A audiência estratosférica que o caso estava recebendo não podia ser desperdiçada. Segundo o site Metrópoles, os índices atingidos da Rede Globo ficaram 202% acima do habitual durante a exibição das homenagens. O que fez a emissora alterar sua rota habitual e se dedicar a produzir mais conteúdos sobre a artista.
Na TV Record, a cobertura também foi longa. No dia seguinte ao acidente, a emissora informou sobre os preparativos para o funeral, em Goiânia. Mostrando toda a movimentação no ginásio Goiânia Arena. À tarde, uma edição especial do Balanço Geral deu sequência aos trabalhos com imagens do funeral, que devia ter sido algo privado, e reportagens sobre a importância da cantora.
Na Band, Datena apresentou uma edição Especial do Brasil Urgente, que começou na hora do almoço.O apresentador conduziu de forma respeitosa, interagindo com repórteres e também entrevistou alguns artistas. Já o SBT só mencionou o assunto depois de horas e não promoveu alterações na grade de programação.

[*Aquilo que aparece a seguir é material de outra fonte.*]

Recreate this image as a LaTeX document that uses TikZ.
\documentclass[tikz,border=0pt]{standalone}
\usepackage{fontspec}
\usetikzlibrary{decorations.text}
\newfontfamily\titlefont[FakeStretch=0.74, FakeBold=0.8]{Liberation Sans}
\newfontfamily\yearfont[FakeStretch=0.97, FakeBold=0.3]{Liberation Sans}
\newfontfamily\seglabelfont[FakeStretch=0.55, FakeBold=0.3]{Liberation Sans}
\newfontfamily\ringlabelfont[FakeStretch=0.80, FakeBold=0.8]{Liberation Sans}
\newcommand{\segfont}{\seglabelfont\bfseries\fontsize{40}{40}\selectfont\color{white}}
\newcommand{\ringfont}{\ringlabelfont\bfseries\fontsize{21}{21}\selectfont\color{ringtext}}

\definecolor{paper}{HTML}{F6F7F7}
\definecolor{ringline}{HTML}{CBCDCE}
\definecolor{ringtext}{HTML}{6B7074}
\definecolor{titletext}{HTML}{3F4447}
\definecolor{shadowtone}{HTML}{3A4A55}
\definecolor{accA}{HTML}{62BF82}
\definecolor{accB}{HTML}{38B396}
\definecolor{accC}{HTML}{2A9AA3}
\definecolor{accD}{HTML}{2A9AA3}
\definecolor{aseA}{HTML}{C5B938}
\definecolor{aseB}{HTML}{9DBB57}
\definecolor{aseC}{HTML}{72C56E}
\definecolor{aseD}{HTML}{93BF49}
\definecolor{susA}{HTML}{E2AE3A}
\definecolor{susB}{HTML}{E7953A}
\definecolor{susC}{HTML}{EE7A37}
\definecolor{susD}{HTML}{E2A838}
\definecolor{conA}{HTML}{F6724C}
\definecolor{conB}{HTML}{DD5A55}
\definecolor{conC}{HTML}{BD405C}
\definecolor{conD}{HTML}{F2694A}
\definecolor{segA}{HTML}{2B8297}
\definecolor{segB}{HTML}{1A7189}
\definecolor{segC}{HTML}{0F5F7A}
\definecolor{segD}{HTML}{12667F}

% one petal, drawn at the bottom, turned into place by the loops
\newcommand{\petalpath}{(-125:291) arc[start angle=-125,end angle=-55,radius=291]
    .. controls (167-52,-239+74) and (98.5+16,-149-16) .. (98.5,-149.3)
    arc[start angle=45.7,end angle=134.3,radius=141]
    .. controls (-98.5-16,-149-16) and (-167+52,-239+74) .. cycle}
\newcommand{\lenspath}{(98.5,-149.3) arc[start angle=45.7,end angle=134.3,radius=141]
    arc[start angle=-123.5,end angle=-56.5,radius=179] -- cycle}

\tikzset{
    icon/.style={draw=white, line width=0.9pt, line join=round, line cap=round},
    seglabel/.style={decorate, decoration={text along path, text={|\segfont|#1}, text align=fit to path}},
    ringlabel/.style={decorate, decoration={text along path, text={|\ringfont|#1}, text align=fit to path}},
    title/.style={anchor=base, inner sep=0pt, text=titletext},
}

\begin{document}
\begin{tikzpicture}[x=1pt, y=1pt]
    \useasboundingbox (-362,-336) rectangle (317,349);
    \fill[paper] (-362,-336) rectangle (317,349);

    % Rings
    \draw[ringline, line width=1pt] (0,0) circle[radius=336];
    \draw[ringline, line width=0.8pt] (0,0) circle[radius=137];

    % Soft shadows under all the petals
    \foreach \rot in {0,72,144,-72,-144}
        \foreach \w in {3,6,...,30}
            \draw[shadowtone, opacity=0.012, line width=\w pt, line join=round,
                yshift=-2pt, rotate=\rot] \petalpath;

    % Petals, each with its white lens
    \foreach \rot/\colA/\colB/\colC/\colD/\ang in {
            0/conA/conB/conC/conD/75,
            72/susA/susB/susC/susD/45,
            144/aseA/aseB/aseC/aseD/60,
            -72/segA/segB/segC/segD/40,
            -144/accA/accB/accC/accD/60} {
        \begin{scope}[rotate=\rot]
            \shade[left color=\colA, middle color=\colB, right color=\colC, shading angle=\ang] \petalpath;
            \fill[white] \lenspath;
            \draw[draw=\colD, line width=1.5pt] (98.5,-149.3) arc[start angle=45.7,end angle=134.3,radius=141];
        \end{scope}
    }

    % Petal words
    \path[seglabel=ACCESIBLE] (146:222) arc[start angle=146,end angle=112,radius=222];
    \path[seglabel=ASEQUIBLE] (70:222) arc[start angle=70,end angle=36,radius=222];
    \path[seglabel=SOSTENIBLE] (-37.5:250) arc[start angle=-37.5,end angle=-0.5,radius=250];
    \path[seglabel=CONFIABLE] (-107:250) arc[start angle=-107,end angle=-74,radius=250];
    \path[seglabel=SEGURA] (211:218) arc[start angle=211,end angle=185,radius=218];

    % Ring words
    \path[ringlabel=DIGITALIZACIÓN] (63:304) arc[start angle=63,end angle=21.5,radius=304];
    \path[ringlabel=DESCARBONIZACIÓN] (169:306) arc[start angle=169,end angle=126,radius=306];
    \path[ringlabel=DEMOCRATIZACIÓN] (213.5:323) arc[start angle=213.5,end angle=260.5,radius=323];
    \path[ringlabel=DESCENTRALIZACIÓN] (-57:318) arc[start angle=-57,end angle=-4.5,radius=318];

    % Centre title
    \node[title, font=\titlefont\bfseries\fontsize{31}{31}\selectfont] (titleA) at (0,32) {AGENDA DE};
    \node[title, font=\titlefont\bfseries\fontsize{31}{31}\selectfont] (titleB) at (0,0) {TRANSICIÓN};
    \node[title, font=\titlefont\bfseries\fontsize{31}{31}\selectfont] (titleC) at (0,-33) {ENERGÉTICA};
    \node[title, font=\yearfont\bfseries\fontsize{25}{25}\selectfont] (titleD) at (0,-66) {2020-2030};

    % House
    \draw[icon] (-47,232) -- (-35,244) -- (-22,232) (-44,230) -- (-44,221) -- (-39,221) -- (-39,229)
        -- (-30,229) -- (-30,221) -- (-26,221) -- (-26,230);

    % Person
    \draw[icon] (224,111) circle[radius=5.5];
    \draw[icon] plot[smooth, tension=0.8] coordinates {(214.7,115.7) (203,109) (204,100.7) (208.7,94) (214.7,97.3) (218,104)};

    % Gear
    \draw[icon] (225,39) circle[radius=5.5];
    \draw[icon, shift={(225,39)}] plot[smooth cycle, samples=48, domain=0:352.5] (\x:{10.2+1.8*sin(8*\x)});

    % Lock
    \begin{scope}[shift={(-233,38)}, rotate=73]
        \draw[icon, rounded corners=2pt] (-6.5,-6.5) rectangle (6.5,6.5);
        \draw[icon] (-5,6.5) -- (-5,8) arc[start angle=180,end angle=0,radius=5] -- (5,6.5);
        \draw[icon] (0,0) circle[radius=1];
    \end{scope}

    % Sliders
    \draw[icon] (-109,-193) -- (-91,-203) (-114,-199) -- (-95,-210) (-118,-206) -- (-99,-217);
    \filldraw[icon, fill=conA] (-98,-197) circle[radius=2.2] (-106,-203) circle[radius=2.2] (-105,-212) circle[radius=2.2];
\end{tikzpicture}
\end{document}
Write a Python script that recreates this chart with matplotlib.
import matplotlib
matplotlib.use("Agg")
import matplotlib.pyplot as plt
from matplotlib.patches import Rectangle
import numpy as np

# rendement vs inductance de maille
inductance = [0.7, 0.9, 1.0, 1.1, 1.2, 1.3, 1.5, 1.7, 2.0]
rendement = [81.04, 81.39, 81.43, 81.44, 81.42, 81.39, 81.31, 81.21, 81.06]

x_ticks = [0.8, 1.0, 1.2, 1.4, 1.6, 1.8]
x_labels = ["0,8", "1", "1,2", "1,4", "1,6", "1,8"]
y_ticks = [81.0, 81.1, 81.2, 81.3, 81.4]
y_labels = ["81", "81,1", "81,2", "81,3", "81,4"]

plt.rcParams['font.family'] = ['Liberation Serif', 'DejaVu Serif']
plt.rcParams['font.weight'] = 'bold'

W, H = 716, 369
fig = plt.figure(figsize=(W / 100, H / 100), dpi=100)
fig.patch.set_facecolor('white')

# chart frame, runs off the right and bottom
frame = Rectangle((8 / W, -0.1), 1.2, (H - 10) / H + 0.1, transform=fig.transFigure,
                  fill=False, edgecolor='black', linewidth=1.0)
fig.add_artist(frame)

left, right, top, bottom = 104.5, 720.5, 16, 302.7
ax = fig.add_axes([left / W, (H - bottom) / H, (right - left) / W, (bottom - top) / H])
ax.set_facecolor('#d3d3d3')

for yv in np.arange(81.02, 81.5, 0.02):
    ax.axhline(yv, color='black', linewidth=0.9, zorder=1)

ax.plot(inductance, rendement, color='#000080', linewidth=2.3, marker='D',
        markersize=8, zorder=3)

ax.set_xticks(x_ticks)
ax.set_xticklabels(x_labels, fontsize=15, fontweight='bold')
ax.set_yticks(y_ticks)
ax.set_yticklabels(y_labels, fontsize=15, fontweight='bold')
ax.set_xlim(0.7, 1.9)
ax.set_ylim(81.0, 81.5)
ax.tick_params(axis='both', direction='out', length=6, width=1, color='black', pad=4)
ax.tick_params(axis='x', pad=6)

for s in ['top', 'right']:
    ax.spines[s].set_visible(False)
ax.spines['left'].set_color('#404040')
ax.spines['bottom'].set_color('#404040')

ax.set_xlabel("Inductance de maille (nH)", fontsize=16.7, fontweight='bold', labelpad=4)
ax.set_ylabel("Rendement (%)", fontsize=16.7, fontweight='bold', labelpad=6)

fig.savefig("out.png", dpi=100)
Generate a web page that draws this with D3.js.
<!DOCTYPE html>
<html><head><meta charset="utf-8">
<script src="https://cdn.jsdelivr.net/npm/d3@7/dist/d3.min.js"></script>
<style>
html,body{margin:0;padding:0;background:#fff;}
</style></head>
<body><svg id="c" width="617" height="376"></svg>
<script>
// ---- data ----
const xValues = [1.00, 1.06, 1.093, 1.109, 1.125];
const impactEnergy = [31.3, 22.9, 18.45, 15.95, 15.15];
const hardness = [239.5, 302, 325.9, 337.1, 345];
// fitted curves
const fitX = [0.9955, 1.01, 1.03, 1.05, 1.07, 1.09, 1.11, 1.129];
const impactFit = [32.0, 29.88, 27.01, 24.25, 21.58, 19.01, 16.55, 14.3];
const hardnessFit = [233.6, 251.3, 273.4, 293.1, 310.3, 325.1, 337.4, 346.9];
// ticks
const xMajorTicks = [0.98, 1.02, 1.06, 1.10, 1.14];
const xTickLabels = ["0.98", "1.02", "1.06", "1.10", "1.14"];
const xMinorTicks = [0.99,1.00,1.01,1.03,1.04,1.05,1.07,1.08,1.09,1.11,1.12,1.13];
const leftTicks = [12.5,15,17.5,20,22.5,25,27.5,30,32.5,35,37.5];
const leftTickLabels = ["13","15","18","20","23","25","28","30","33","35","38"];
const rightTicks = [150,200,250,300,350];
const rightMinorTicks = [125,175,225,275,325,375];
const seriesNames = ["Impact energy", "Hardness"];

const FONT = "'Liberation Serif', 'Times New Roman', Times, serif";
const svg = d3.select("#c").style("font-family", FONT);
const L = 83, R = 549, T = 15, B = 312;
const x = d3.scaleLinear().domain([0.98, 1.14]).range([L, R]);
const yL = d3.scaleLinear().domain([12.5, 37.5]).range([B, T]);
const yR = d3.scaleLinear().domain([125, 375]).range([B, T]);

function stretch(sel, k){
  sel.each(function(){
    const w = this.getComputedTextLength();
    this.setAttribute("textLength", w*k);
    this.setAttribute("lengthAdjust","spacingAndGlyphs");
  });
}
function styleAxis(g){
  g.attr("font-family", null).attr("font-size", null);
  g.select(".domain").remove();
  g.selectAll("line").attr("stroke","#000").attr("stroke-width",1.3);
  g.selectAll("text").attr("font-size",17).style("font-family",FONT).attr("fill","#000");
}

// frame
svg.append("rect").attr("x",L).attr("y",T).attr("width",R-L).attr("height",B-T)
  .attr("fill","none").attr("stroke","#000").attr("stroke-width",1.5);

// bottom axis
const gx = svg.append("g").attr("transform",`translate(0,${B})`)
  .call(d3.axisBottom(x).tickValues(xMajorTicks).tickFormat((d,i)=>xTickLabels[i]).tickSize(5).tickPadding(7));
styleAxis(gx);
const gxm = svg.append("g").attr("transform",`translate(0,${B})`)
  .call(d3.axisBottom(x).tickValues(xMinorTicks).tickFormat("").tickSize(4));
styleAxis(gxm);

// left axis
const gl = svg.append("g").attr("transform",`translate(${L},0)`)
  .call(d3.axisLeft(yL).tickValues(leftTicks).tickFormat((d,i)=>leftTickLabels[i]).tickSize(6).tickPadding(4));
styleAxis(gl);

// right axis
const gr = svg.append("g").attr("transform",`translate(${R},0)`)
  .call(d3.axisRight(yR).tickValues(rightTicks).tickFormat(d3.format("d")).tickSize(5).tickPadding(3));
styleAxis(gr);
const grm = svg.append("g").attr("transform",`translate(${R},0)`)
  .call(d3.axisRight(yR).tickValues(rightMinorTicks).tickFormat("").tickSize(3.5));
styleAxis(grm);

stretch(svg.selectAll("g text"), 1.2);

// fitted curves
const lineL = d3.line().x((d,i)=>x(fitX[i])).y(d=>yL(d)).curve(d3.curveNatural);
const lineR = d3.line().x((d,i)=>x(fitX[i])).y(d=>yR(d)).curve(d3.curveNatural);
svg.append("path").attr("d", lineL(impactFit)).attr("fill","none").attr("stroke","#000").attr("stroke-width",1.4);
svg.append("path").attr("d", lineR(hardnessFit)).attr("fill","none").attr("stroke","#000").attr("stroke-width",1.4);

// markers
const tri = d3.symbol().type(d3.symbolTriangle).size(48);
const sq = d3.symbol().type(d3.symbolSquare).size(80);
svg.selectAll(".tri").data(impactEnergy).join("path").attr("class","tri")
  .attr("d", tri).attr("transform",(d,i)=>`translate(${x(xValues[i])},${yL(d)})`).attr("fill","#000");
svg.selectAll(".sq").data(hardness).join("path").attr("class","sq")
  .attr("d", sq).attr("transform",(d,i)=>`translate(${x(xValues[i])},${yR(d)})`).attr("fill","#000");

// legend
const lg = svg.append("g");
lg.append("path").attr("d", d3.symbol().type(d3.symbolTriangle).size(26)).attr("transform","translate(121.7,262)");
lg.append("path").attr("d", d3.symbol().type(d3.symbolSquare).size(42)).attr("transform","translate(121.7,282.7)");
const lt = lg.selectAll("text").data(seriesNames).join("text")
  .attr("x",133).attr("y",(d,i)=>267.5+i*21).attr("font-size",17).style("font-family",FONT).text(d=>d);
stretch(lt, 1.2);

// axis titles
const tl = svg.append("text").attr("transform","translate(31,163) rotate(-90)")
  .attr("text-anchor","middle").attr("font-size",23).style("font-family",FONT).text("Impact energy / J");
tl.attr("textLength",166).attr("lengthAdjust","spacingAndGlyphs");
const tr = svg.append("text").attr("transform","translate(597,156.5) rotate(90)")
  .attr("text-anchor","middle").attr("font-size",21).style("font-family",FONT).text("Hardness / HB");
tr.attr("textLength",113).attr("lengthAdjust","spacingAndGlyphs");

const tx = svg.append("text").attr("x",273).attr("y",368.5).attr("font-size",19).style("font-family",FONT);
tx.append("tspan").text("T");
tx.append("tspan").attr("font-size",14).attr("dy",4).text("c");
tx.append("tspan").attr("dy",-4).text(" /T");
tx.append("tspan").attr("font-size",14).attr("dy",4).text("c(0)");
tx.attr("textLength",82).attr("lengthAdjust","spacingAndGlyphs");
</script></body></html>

Invasão da intimidade e o respeito à memória
Para o público, a cobertura totalmente invasiva pode ter sido uma forma emocionante e curiosa de poder conhecer intimamente a vida da artista, afinal não seria possível de outra forma. Para a família, uma maneira de mantê-la viva, de alguma forma, na memória de todos os brasileiros. Mas, que serviços foram prestados à Marília? Parece que todos os seus direitos acabaram quando o seu coração parou.
Como será que ela teria se sentido com uma cobertura tão agressiva e que estava sendo recebida com tanta facilidade pelo público? Como ela teria se sentido se tivesse visto que após sua morte, uma das coisas que as pessoas mais comentavam e que foi alvo de piada era o seu corpo? Onde estava a ética quando os sites jornalísticos destacavam a todo tempo suas mudanças estéticas? Será que nós mulheres realmente não somos consideradas mais do que isso?
Como será que ela teria se sentido com a tamanha exposição de seu filho,Léo, que na época tinha apenas um ano de vida, sofreu? Com todos os rumores e palpites de com quem sua guarda ficaria espalhados pela internet? Com pessoas tentando atribuir o evento que levou sua morte a estampa da roupa que ela usava em seus últimos momentos? Com as especulações sobre o futuro de sua carreira sobrepondo diversos outros assuntos muito mais importantes?
E como ela teria se sentido se soubesse que, dois anos após sua morte, ela seria violada mais uma vez, quando uma foto do documento de sua autópsia fosse jogada nas redes sociais e compartilhada tão rápido e naturalmente?
Todas essas perguntas são simples de responder quando, anos atrás, em 2019, Marília deixou um comentário em suas redes sociais que diz bastante sobre o que ela esperava que pudesse receber como respeito pós morte:
“É muito complicado contar com a ética na prestação de serviços de qualquer forma… minha gravidez foi descoberta por um exame de sangue vazado e tudo que eu faço é dessa forma… dá medo até de morrer pq as pessoas não respeitam nem esse momento e conhecemos casos parecidos…”, desabafou em seu twitter no dia 13 de agosto de 2019.
Parece que todos não fizeram nada além do que ela esperava. Os veículos tiraram todos os seus sentimentos da equação quando decidiram usar a fatalidade de seu acidente como maneira de se promover. Agindo de forma não só antiética mas desumana. Marília Mendonça merecia mais do que isso.